The Evolution of the Shanahan Offense
We are witnessing the final form of the West Coast Offense. Bill Walsh invented it; Mike Holmgren refined it; Mike Shanahan added the zone run; and now, Kyle Shanahan has added positionless football.
Against the Colts, McCaffrey lined up at receiver. Deebo lined up at running back. Juszczyk, the fullback, went in motion. This chaos requires a quarterback who acts as a point guard. In 2002, the Raiders ran a complex offense with Rich Gannon, leading to an MVP season. Gannon was smart, accurate, and limited physically. Purdy is Gannon 2.0—with a better arm and a far superior supporting cast.
The Colts had no answer because there is no answer when the quarterback is throwing with anticipation. If you blitz Purdy, he hits the hot route to Aiyuk. If you sit back, McCaffrey gashes you for 8 yards a carry. It is a "pick your poison" scenario that the NFL hasn't seen executed this cleanly since the 2013 Denver Broncos.
The Verdict
The 48-27 scoreline is a warning shot. The Colts are a mediocre team, yes, but the precision required to score five touchdowns in the NFL is universal. Brock Purdy has graduated. He is no longer a cute story about the last pick in the draft.
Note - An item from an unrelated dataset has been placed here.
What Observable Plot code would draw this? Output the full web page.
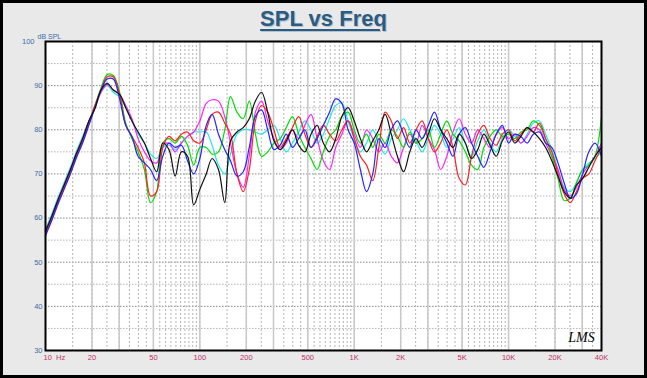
<!DOCTYPE html>
<html><head><meta charset="utf-8">
<script src="https://cdn.jsdelivr.net/npm/d3@7"></script>
<script src="https://cdn.jsdelivr.net/npm/@observablehq/plot@0.6"></script>
<style>
html,body{margin:0;padding:0;}
body{width:647px;height:378px;overflow:hidden;position:relative;background:#e9e9e9;font-family:"Liberation Sans",Arial,sans-serif;}
#frame{position:absolute;left:0;top:0;width:647px;height:378px;box-sizing:border-box;border:3px solid #000;}
#title{position:absolute;left:0;top:6px;width:647px;text-align:center;font:bold 22px "Liberation Sans",Arial,sans-serif;color:#2b5b80;text-decoration:underline;text-decoration-thickness:2px;text-underline-offset:3px;text-shadow:1px 1px 0 #b5c3ce;}
#chart{position:absolute;left:0;top:0;}
</style></head>
<body>
<div id="frame"></div>
<div id="title">SPL vs Freq</div>
<div id="chart"></div>
<script>
const freqs = [10,11,12,13.2,14.5,15.8,17.4,19.1,20.9,22.9,
25.1,27.5,30.2,33.1,36.3,39.8,43.7,47.9,52.5,57.5,
63.1,69.2,75.9,83.2,91.2,100,110,120,132,145,
158,174,191,209,229,251,275,302,331,363,
398,437,479,525,575,631,692,759,832,912,
1000,1096,1202,1318,1445,1585,1738,1905,2089,2291,
2512,2754,3020,3311,3631,3981,4365,4786,5248,5754,
6310,6918,7586,8318,9120,10000,10965,12023,13183,14454,
15849,17378,19055,20893,22909,25119,27542,30200,33113,36308,
40000];

const green = [57,60,63.5,67,70.5,74,77.5,81.5,85.5,89.5,
92.5,92.3,88.5,81.5,78,75,71,63.5,66,77,
78,77,78.5,76.5,72,76,76,74.5,75,80,
87.5,84,82.5,86.5,79,74,75,77,78,80.5,
83,79,76,73.5,71,75,78.5,80,83,84,
80,77,79,76,79,77,80,78.5,76,79.5,
77,78,80,76,79,82,79,77.5,75,72,
71,76,78.5,80,78.5,79,78,79.5,80,82,
81,78,74,69,64,64.5,68,71,72,74,
83];

const red = [56.5,60,63.5,67,70.5,74,77.5,81.5,85.5,89,
92,92,88,81,78.5,76,72.5,65,66,76,
78.5,77.5,79,79.5,77.5,77,80,83.5,84,81.5,
79,70,66,71,82,85.5,84,80,76,78,
80.5,83,79,76,78.5,81,79,77.5,80,82,
78,74,72,68.5,76,84,82,78,80.5,77,
80,82,78,75,77,80,76,69,67.5,74,
79,81,78,76.5,79,80,77.5,79,80.5,79.5,
81.5,78,75,70,65.5,63.5,66,69,70,73,
76];

const blue = [56,59.5,63,66.5,70,73.5,77,81,85,89,
91.5,91.5,87,81,78.5,74,72.5,71,68.5,74,
77,76,76.5,73,70,73.5,81,83.5,79,75.5,
73,69.5,70.5,76,83,84.5,80,75.5,76.5,79,
76,78,80,76,78,81,84,87,86,80,
77,71,66,70,78,76,80,82,79,76,
80,78,81,84,80,77,74,79,80.5,77,
74,71.5,75,79,81,77,79,78.5,77,79,
79.5,77,76,72.5,68,64.5,65.5,70,75,77,
74];

const magenta = [57,60.5,64,67.5,71,74.5,78,82,85,88.5,
90.3,89,88,85.5,82.5,78,75,73,72.5,76.5,
77,75,77,78.5,79.5,82,86,86.8,86.5,83,
77,70,67,74,84,86.5,82,78,75.5,77,
80,78,81,83.5,78,73,71,76,79,82,
79,76,80,78,75,77,74,72.5,76,79,
77,81,78,75.5,71,74,79.5,82.5,79,77,
80,78,76,79,80.5,78,79,77,78.5,80.5,
80,77,74,71,66.5,65,67,70,72,74,
77];

const cyan = [57.5,61,64.5,68,71.5,75,78.5,82,85,88.5,
90,88.5,87.5,85,82,79,77,74.5,73.5,76,
76.5,75.5,77,78.5,79.5,79.5,79.5,76.5,72,70,
74.5,79,80,80,79.5,79,80,81,78,75,
77,79.5,82,80,77,79,82.5,85.5,86,82,
78,75,77,80,77,74.5,78,80,82.5,80,
77.5,75,78,81,79,76,78,80.5,77,74,
77.5,80,77,75,78,80,78.5,77,79,81.5,
82,79,75.5,71,67,66,68,71,72.5,73.5,
75];

const black = [57,60.5,64,67.5,71,74.5,78,82,84.8,89,
90.5,89,88,85,82,79.5,77,73.5,70.5,77,
75.5,69.5,75,74,63,66.5,70,73.5,71,63.5,
77.5,79.5,80.5,82.5,86.5,88.5,84,77.5,75.5,77.5,
80,76.5,75,79,81,77,75,78,83,85,
82,78,75,77.5,80,83.5,79,74,70.5,75,
78,76,79,82.5,80,78,76,79,77,73.5,
75.5,79,76.5,74,77.5,79.5,77,78.5,80.5,79.5,
78,76,73,69.5,66,64.5,67.5,69,71.5,74,
76];

const yTicks = [30,40,50,60,70,80,90];
const xTickValues = [20,50,100,200,500,1000,2000,5000,10000,20000,40000];
const xTickLabels = ["20","50","100","200","500","1K","2K","5K","10K","20K","40K"];
const gridMantissas = [1.5,2,2.5,3,3.5,4,4.5,5,5.5,6,6.5,7,7.5,8,8.5,9,9.5,10];
const decades = [10,100,1000,10000];

const vGrid = [];
decades.forEach(d => gridMantissas.forEach(m => { const f = m*d; if (f < 40000) vGrid.push(f); }));
const vGridMajor = vGrid.filter(f => [1,2,3,5].some(m => decades.some(d => Math.abs(f - m*d) < 1e-6 || Math.abs(f - 10*d) < 1e-6)));
const hGrid10 = [40,50,60,70,80,90];
const hGrid5 = [35,45,55,65,75,85,95];

const seriesList = [
  {name:"cyan", values:cyan, color:"#1ee8e8"},
  {name:"magenta", values:magenta, color:"#ff22ff"},
  {name:"green", values:green, color:"#00dd00"},
  {name:"red", values:red, color:"#ff2020"},
  {name:"blue", values:blue, color:"#2424ff"},
  {name:"black", values:black, color:"#111111"}
];

const yColor = "#3a6ea8";
const xColor = "#c0306a";
const tickFont = "Liberation Sans, Arial, sans-serif";

const marks = [
  Plot.frame({fill:"white"}),
  Plot.ruleY(hGrid5, {stroke:"#b4b4b4", strokeDasharray:"1.5,1.5"}),
  Plot.ruleY(hGrid10, {stroke:"#888", strokeDasharray:"1.5,1.5"}),
  Plot.ruleX(vGrid, {stroke:"#b4b4b4", strokeDasharray:"2,2"}),
  Plot.ruleX(vGridMajor, {stroke:"#c8c8c8", strokeWidth:1.5})
];
seriesList.forEach(s => {
  marks.push(Plot.line(freqs.map((f,i) => ({f, v:s.values[i]})), {x:"f", y:"v", stroke:s.color, strokeWidth:1.2, curve:"catmull-rom"}));
});
marks.push(
  Plot.frame({stroke:"#000", strokeWidth:2}),
  Plot.text(yTicks, {y:d => d, text:d => String(d), frameAnchor:"left", textAnchor:"end", lineAnchor:"middle", dx:-3, fontSize:7.5, fill:yColor, fontFamily:tickFont}),
  Plot.text(xTickValues, {x:d => d, text:(d,i) => xTickLabels[i], frameAnchor:"bottom", textAnchor:"middle", lineAnchor:"middle", dy:7, fontSize:7.5, fill:xColor, fontFamily:tickFont}),
  Plot.text(["100"], {frameAnchor:"top-left", textAnchor:"end", lineAnchor:"middle", dx:-11, fontSize:7.5, fill:yColor, fontFamily:tickFont}),
  Plot.text(["dB SPL"], {frameAnchor:"top-left", textAnchor:"start", lineAnchor:"middle", dx:-8, dy:-5, fontSize:7, fill:yColor, fontFamily:tickFont}),
  Plot.text(["10\u00a0\u00a0Hz"], {frameAnchor:"bottom-left", textAnchor:"start", lineAnchor:"middle", dx:-2, dy:7, fontSize:7.5, fill:xColor, fontFamily:tickFont}),
  Plot.text(["LMS"], {frameAnchor:"bottom-right", textAnchor:"middle", lineAnchor:"middle", dx:-20, dy:-13, fontSize:14, fontStyle:"italic", fill:"#000", fontFamily:"Liberation Serif, serif"})
);

const chart = Plot.plot({
  width:647, height:378,
  marginLeft:45, marginRight:46, marginTop:41, marginBottom:28,
  style:{background:"transparent", overflow:"visible"},
  x:{type:"log", domain:[10,40000], axis:null},
  y:{domain:[30,100], axis:null},
  marks
});
document.getElementById("chart").appendChild(chart);
</script>
</body></html>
He is the operator of the most lethal machine in football. Ten years ago, we praised quarterbacks for extending plays with their legs. Today, Purdy is showing that the most dangerous weapon on the field is a quarterback who knows the answer to the test before the ball is snapped. The 49ers aren't just winning; they are humiliating defensive coordinators, and Monday night was their manifesto.